Бисмарк носил на пальце кольцо с надписью «ничего». История этого кольца относится к 1862 году, когда Бисмарк жил в Петербурге в качестве прусского посланника. Раз зимой он получил приглашение на императорскую охоту верст за сто до столицы. Будучи страстным охотником, он выехал днем раньше, чтобы поохотиться в тех богатых дичью местах. Увлекся, заблудился, и, когда настала пора прибыть в назначенный для царской охоты пункт, очутился в незнакомой деревне, совсем потонувшей в снегу.
Зная немного по-русски, Бисмарк стал расспрашивать крестьян. Оказалось до места назначенного верст двадцать...
Отыскался и крестьянин, взявшийся быстро довести. Подали простые розвальни, заложенные крохотными лошадками. Бисмарк усомнился:
- Довезешь ли? Мне скоро надо.
- Ничего! - спокойно ответил влезший на облучок мужик.
- У тебя крысы, а не лошади, - пробурчал Бисмарк
- Ничего!
Бисмарк уселся. Лошади тронулись и миновав околицу, понесли с такой скоростью, что дух захватывало. Въехали в лес; просека, пни, корневища на каждом шагу, сани то одним боком ударятся, то другим, но взлетают на ухабах. А мужик гонит во весь дух.
- Ведь ты меня вывалишь! -забеспокоился Бисмарк.
А мужик только усмехается:
- Ничего!..- и как раз вывалил.
Бисмарк позже вспоминал:
«Я стукнулся об какой-то пень. Расцарапал лицо. Разозлился ужасно, схватил выпавший откуда-то толстый железный прут, и бросился с ним на мужика, искренне желая поколотить его. А он схватил своими корявыми ручищами пригоршню снега и лезет, чтобы обтереть мне лицо:
«Ничего!!!»
Это изумительное русское «ничего» меня наконец обезоружило. Я покорился, влез в сани, и тем же бешеным карьером через четверть часа мужик доставил меня к месту. Я поблагодарил его, а железный прут спрятал на память и возвращении в Петербург заказал из него кольцо с надписью «НИЧЕГО» ...

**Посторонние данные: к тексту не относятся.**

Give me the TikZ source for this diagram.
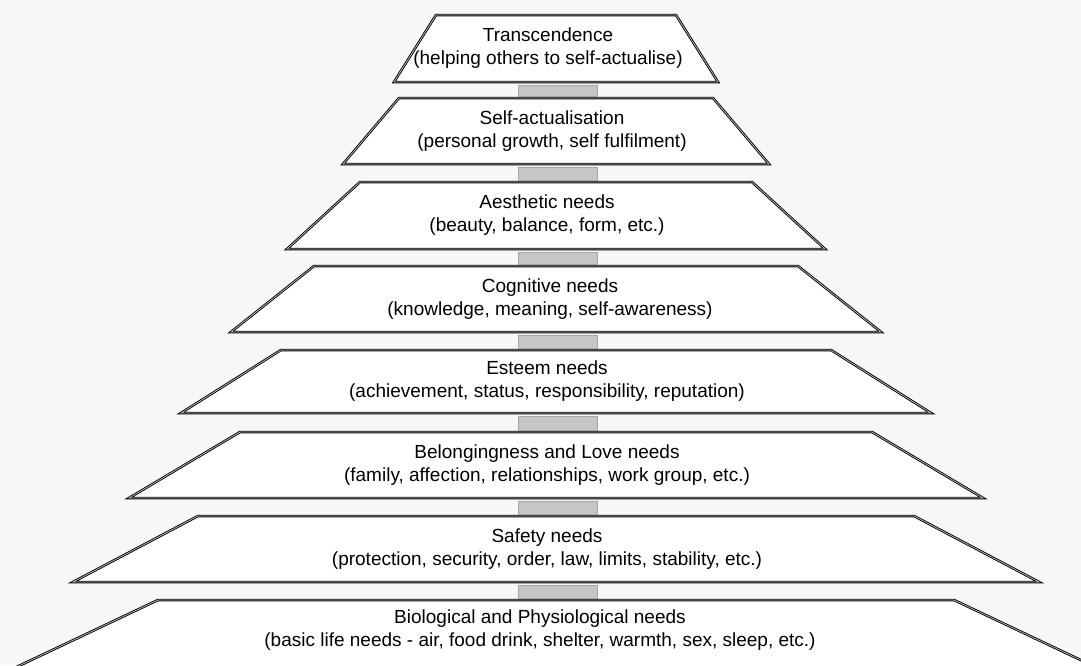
\documentclass[tikz,border=0pt]{standalone}
\usepackage{fontspec}
\setmainfont{Liberation Sans}
\tikzstyle{level} = [draw=black, line width=0.9pt, double=gray!45, double distance=0.7pt, fill=white]
\tikzstyle{link} = [fill=gray!45, draw=gray!70, line width=0.6pt]
\tikzstyle{need} = [align=center, font=\fontsize{19}{22.5}\selectfont, inner sep=0pt]

\begin{document}
\begin{tikzpicture}[x=1pt, y=-1pt]
        \useasboundingbox [fill=gray!6] (0,0) rectangle (1081,665);
        \clip (0,0) rectangle (1081,665);

        % the eight levels, top to bottom
        \draw [level] (436,15) -- coordinate (t1) (676,15) -- (718,82) -- coordinate (b1) (394,82) -- cycle;
        \draw [level] (399,98) -- coordinate (t2) (713,98) -- (769,164) -- coordinate (b2) (343,164) -- cycle;
        \draw [level] (360,182) -- coordinate (t3) (752,182) -- (825,249) -- coordinate (b3) (287,249) -- cycle;
        \draw [level] (314,266) -- coordinate (t4) (798,266) -- (881,332) -- coordinate (b4) (231,332) -- cycle;
        \draw [level] (281,350) -- coordinate (t5) (831,350) -- (931,413) -- coordinate (b5) (181,413) -- cycle;
        \draw [level] (240,432) -- coordinate (t6) (872,432) -- (983,498) -- coordinate (b6) (129,498) -- cycle;
        \draw [level] (198,516) -- coordinate (t7) (914,516) -- (1039,582) -- coordinate (b7) (73,582) -- cycle;
        \draw [level] (158,600) -- coordinate (t8) (954,600) -- (1144,690) -- (-32,690) -- cycle;

        \node (transcendence) [need] at (548,48) {Transcendence\\(helping others to self-actualise)};
        \node (selfact) [need] at (552,131) {Self-actualisation\\(personal growth, self fulfilment)};
        \node (aesthetic) [need] at (547,215) {Aesthetic needs\\(beauty, balance, form, etc.)};
        \node (cognitive) [need] at (550,299) {Cognitive needs\\(knowledge, meaning, self-awareness)};
        \node (esteem) [need] at (547,381) {Esteem needs\\(achievement, status, responsibility, reputation)};
        \node (belonging) [need] at (547,465) {Belongingness and Love needs\\(family, affection, relationships, work group, etc.)};
        \node (safety) [need] at (547,549) {Safety needs\\(protection, security, order, law, limits, stability, etc.)};
        \node (biological) [need] at (540,630) {Biological and Physiological needs\\(basic life needs - air, food drink, shelter, warmth, sex, sleep, etc.)};

        % joints between the levels
        \draw [link] ([xshift=-38pt, yshift=-3pt]b1) rectangle ([xshift=41pt, yshift=2pt]t2);
        \draw [link] ([xshift=-38pt, yshift=-3pt]b2) rectangle ([xshift=41pt, yshift=2pt]t3);
        \draw [link] ([xshift=-38pt, yshift=-3pt]b3) rectangle ([xshift=41pt, yshift=2pt]t4);
        \draw [link] ([xshift=-38pt, yshift=-3pt]b4) rectangle ([xshift=41pt, yshift=2pt]t5);
        \draw [link] ([xshift=-38pt, yshift=-3pt]b5) rectangle ([xshift=41pt, yshift=2pt]t6);
        \draw [link] ([xshift=-38pt, yshift=-3pt]b6) rectangle ([xshift=41pt, yshift=2pt]t7);
        \draw [link] ([xshift=-38pt, yshift=-3pt]b7) rectangle ([xshift=41pt, yshift=2pt]t8);

\end{tikzpicture}
\end{document}
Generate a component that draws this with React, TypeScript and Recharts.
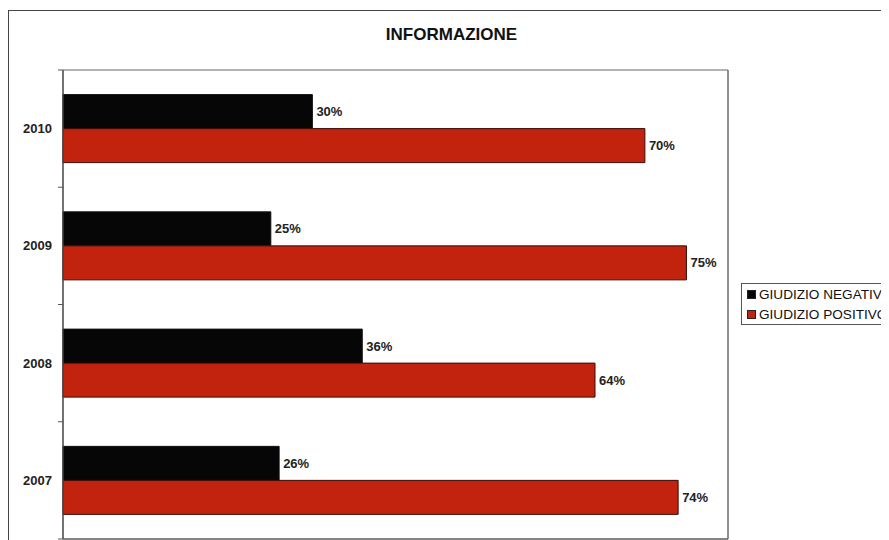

- Когда мне приходилось бороться с сомнениями, - рассказывал далее Бисмарк, - когда мысль и воля готовы были отступить перед риском и опасностью, я говорил по-русски «НИЧЕГО» и смело шел к цели. Меня не раз упрекали мои добрые немцы, будто я иногда БЫВАЮ СЛИШКОМ УСТУПЧИВ ПЕРЕД РОССИЕЙ и в своей «русской» политике не обнаруживаю той самоуверенности, решительности, какую привыкли видеть во мне в иных случаях.
На эти упреки я обыкновенно отвечаю: надо принять во внимание, что в Германии только я один в трудные минуты жизни имею привычку говорить «НИЧЕГО», а в РОССИИ ЖИВУТ СТО МИЛЛИОНОВ ЧЕЛОВЕК, КОТОРЫЕ ТАКЖЕ ГОВОРЯТ «НИЧЕГО»!